══ SOURCE MATERIAL ══

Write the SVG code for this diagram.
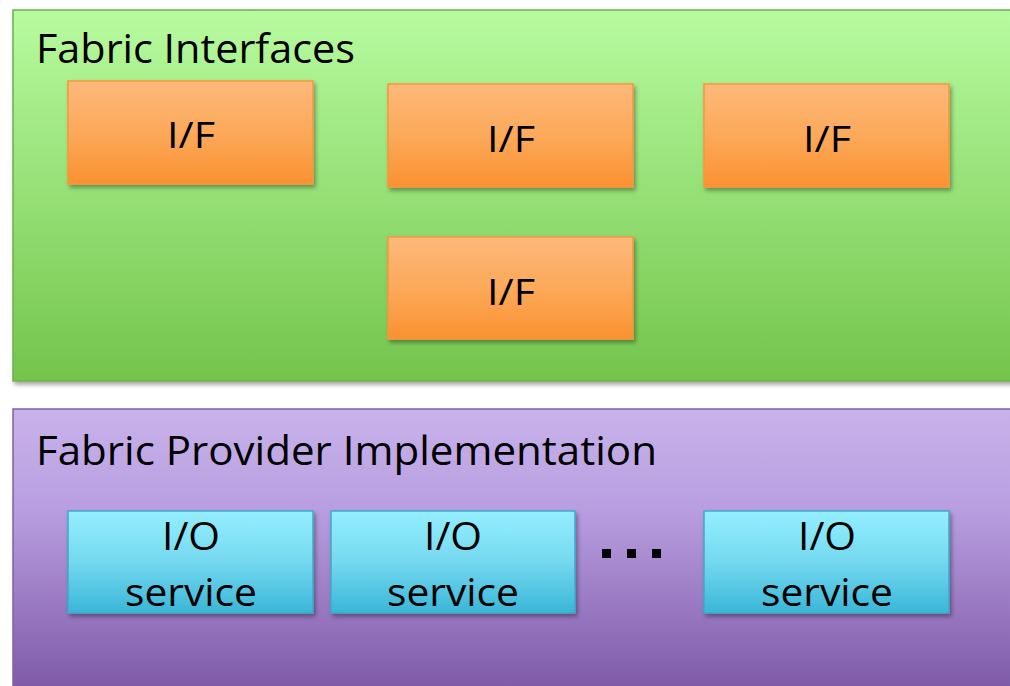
<svg xmlns="http://www.w3.org/2000/svg" width="1010" height="686" viewBox="0 0 1010 686">
  <defs>
    <linearGradient id="gGreen" x1="0" y1="0" x2="0" y2="1">
      <stop offset="0" stop-color="#b7fb9f"/>
      <stop offset="1" stop-color="#74c44c"/>
    </linearGradient>
    <linearGradient id="gPurple" x1="0" y1="0" x2="0" y2="1">
      <stop offset="0" stop-color="#c9b2eb"/>
      <stop offset="0.35" stop-color="#b89ee0"/>
      <stop offset="1" stop-color="#7b56a4"/>
    </linearGradient>
    <linearGradient id="gOrange" x1="0" y1="0" x2="0" y2="1">
      <stop offset="0" stop-color="#fdb97a"/>
      <stop offset="0.5" stop-color="#fca95a"/>
      <stop offset="1" stop-color="#fa9130"/>
    </linearGradient>
    <linearGradient id="gCyan" x1="0" y1="0" x2="0" y2="1">
      <stop offset="0" stop-color="#94efff"/>
      <stop offset="0.5" stop-color="#74d8ef"/>
      <stop offset="1" stop-color="#3ab6d8"/>
    </linearGradient>
    <filter id="shadow" x="-10%" y="-10%" width="130%" height="140%">
      <feDropShadow dx="2" dy="3" stdDeviation="2" flood-color="#000" flood-opacity="0.35"/>
    </filter>
  </defs>
  <style>
    .panelG { fill: url(#gGreen); stroke: #6fae50; stroke-width: 1.5; filter: url(#shadow); }
    .panelP { fill: url(#gPurple); stroke: #7c62a4; stroke-width: 1.5; }
    .iface { fill: url(#gOrange); stroke: #f7963f; stroke-width: 1.5; filter: url(#shadow); }
    .iosvc { fill: url(#gCyan); stroke: #3fa9c8; stroke-width: 1.5; filter: url(#shadow); }
    .title { font-family: "Open Sans", "Liberation Sans", sans-serif; font-size: 41px; fill: #000; }
    .lbl { font-family: "Open Sans", "Liberation Sans", sans-serif; font-size: 36px; fill: #000; text-anchor: middle; }
    .svc { font-family: "Open Sans", "Liberation Sans", sans-serif; font-size: 38px; fill: #000; text-anchor: middle; }
  </style>

  <rect width="1010" height="686" fill="#ffffff"/>

  <!-- Fabric Interfaces layer -->
  <g id="fabric-interfaces">
    <rect class="panelG" x="13" y="10" width="1010" height="371"/>
    <text class="title" x="36" y="63" textLength="319" lengthAdjust="spacingAndGlyphs">Fabric Interfaces</text>
  </g>
  <g id="if-1">
    <rect class="iface" x="68" y="81" width="245" height="103"/>
    <text class="lbl" x="191" y="148" textLength="48" lengthAdjust="spacingAndGlyphs">I/F</text>
  </g>
  <g id="if-2">
    <rect class="iface" x="388" y="84" width="245" height="103"/>
    <text class="lbl" x="511" y="152" textLength="48" lengthAdjust="spacingAndGlyphs">I/F</text>
  </g>
  <g id="if-3">
    <rect class="iface" x="704" y="84" width="245" height="103"/>
    <text class="lbl" x="827" y="152" textLength="48" lengthAdjust="spacingAndGlyphs">I/F</text>
  </g>
  <g id="if-4">
    <rect class="iface" x="388" y="237" width="245" height="102"/>
    <text class="lbl" x="511" y="305" textLength="48" lengthAdjust="spacingAndGlyphs">I/F</text>
  </g>

  <!-- Fabric Provider Implementation layer -->
  <g id="fabric-provider">
    <rect class="panelP" x="13" y="409" width="1010" height="290"/>
    <text class="title" x="36" y="465" textLength="621" lengthAdjust="spacingAndGlyphs">Fabric Provider Implementation</text>
  </g>
  <g id="io-service-1">
    <rect class="iosvc" x="68" y="511" width="245" height="102"/>
    <text class="svc" x="191" y="550" textLength="58" lengthAdjust="spacingAndGlyphs">I/O</text>
    <text class="svc" x="191" y="606" textLength="132" lengthAdjust="spacingAndGlyphs">service</text>
  </g>
  <g id="io-service-2">
    <rect class="iosvc" x="331" y="511" width="244" height="102"/>
    <text class="svc" x="453" y="550" textLength="58" lengthAdjust="spacingAndGlyphs">I/O</text>
    <text class="svc" x="453" y="606" textLength="132" lengthAdjust="spacingAndGlyphs">service</text>
  </g>
  <g id="ellipsis">
    <rect x="602" y="549" width="9" height="9" fill="#000"/>
    <rect x="627" y="549" width="9" height="9" fill="#000"/>
    <rect x="652" y="549" width="9" height="9" fill="#000"/>
  </g>
  <g id="io-service-3">
    <rect class="iosvc" x="704" y="511" width="245" height="102"/>
    <text class="svc" x="827" y="550" textLength="58" lengthAdjust="spacingAndGlyphs">I/O</text>
    <text class="svc" x="827" y="606" textLength="132" lengthAdjust="spacingAndGlyphs">service</text>
  </g>

  <!-- no connectors between layers -->
  <g id="connectors"/>
</svg>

═══

## SET TASK
Set down the material exactly, every line of it, except for the pictures.

## ANSWER TO THE TASK
Write the SVG code for this diagram.
<svg xmlns="http://www.w3.org/2000/svg" width="1010" height="686" viewBox="0 0 1010 686">
  <defs>
    <linearGradient id="gGreen" x1="0" y1="0" x2="0" y2="1">
      <stop offset="0" stop-color="#b7fb9f"/>
      <stop offset="1" stop-color="#74c44c"/>
    </linearGradient>
    <linearGradient id="gPurple" x1="0" y1="0" x2="0" y2="1">
      <stop offset="0" stop-color="#c9b2eb"/>
      <stop offset="0.35" stop-color="#b89ee0"/>
      <stop offset="1" stop-color="#7b56a4"/>
    </linearGradient>
    <linearGradient id="gOrange" x1="0" y1="0" x2="0" y2="1">
      <stop offset="0" stop-color="#fdb97a"/>
      <stop offset="0.5" stop-color="#fca95a"/>
      <stop offset="1" stop-color="#fa9130"/>
    </linearGradient>
    <linearGradient id="gCyan" x1="0" y1="0" x2="0" y2="1">
      <stop offset="0" stop-color="#94efff"/>
      <stop offset="0.5" stop-color="#74d8ef"/>
      <stop offset="1" stop-color="#3ab6d8"/>
    </linearGradient>
    <filter id="shadow" x="-10%" y="-10%" width="130%" height="140%">
      <feDropShadow dx="2" dy="3" stdDeviation="2" flood-color="#000" flood-opacity="0.35"/>
    </filter>
  </defs>
  <style>
    .panelG { fill: url(#gGreen); stroke: #6fae50; stroke-width: 1.5; filter: url(#shadow); }
    .panelP { fill: url(#gPurple); stroke: #7c62a4; stroke-width: 1.5; }
    .iface { fill: url(#gOrange); stroke: #f7963f; stroke-width: 1.5; filter: url(#shadow); }
    .iosvc { fill: url(#gCyan); stroke: #3fa9c8; stroke-width: 1.5; filter: url(#shadow); }
    .title { font-family: "Open Sans", "Liberation Sans", sans-serif; font-size: 41px; fill: #000; }
    .lbl { font-family: "Open Sans", "Liberation Sans", sans-serif; font-size: 36px; fill: #000; text-anchor: middle; }
    .svc { font-family: "Open Sans", "Liberation Sans", sans-serif; font-size: 38px; fill: #000; text-anchor: middle; }
  </style>

  <rect width="1010" height="686" fill="#ffffff"/>

  <!-- Fabric Interfaces layer -->
  <g id="fabric-interfaces">
    <rect class="panelG" x="13" y="10" width="1010" height="371"/>
    <text class="title" x="36" y="63" textLength="319" lengthAdjust="spacingAndGlyphs">Fabric Interfaces</text>
  </g>
  <g id="if-1">
    <rect class="iface" x="68" y="81" width="245" height="103"/>
    <text class="lbl" x="191" y="148" textLength="48" lengthAdjust="spacingAndGlyphs">I/F</text>
  </g>
  <g id="if-2">
    <rect class="iface" x="388" y="84" width="245" height="103"/>
    <text class="lbl" x="511" y="152" textLength="48" lengthAdjust="spacingAndGlyphs">I/F</text>
  </g>
  <g id="if-3">
    <rect class="iface" x="704" y="84" width="245" height="103"/>
    <text class="lbl" x="827" y="152" textLength="48" lengthAdjust="spacingAndGlyphs">I/F</text>
  </g>
  <g id="if-4">
    <rect class="iface" x="388" y="237" width="245" height="102"/>
    <text class="lbl" x="511" y="305" textLength="48" lengthAdjust="spacingAndGlyphs">I/F</text>
  </g>

  <!-- Fabric Provider Implementation layer -->
  <g id="fabric-provider">
    <rect class="panelP" x="13" y="409" width="1010" height="290"/>
    <text class="title" x="36" y="465" textLength="621" lengthAdjust="spacingAndGlyphs">Fabric Provider Implementation</text>
  </g>
  <g id="io-service-1">
    <rect class="iosvc" x="68" y="511" width="245" height="102"/>
    <text class="svc" x="191" y="550" textLength="58" lengthAdjust="spacingAndGlyphs">I/O</text>
    <text class="svc" x="191" y="606" textLength="132" lengthAdjust="spacingAndGlyphs">service</text>
  </g>
  <g id="io-service-2">
    <rect class="iosvc" x="331" y="511" width="244" height="102"/>
    <text class="svc" x="453" y="550" textLength="58" lengthAdjust="spacingAndGlyphs">I/O</text>
    <text class="svc" x="453" y="606" textLength="132" lengthAdjust="spacingAndGlyphs">service</text>
  </g>
  <g id="ellipsis">
    <rect x="602" y="549" width="9" height="9" fill="#000"/>
    <rect x="627" y="549" width="9" height="9" fill="#000"/>
    <rect x="652" y="549" width="9" height="9" fill="#000"/>
  </g>
  <g id="io-service-3">
    <rect class="iosvc" x="704" y="511" width="245" height="102"/>
    <text class="svc" x="827" y="550" textLength="58" lengthAdjust="spacingAndGlyphs">I/O</text>
    <text class="svc" x="827" y="606" textLength="132" lengthAdjust="spacingAndGlyphs">service</text>
  </g>

  <!-- no connectors between layers -->
  <g id="connectors"/>
</svg>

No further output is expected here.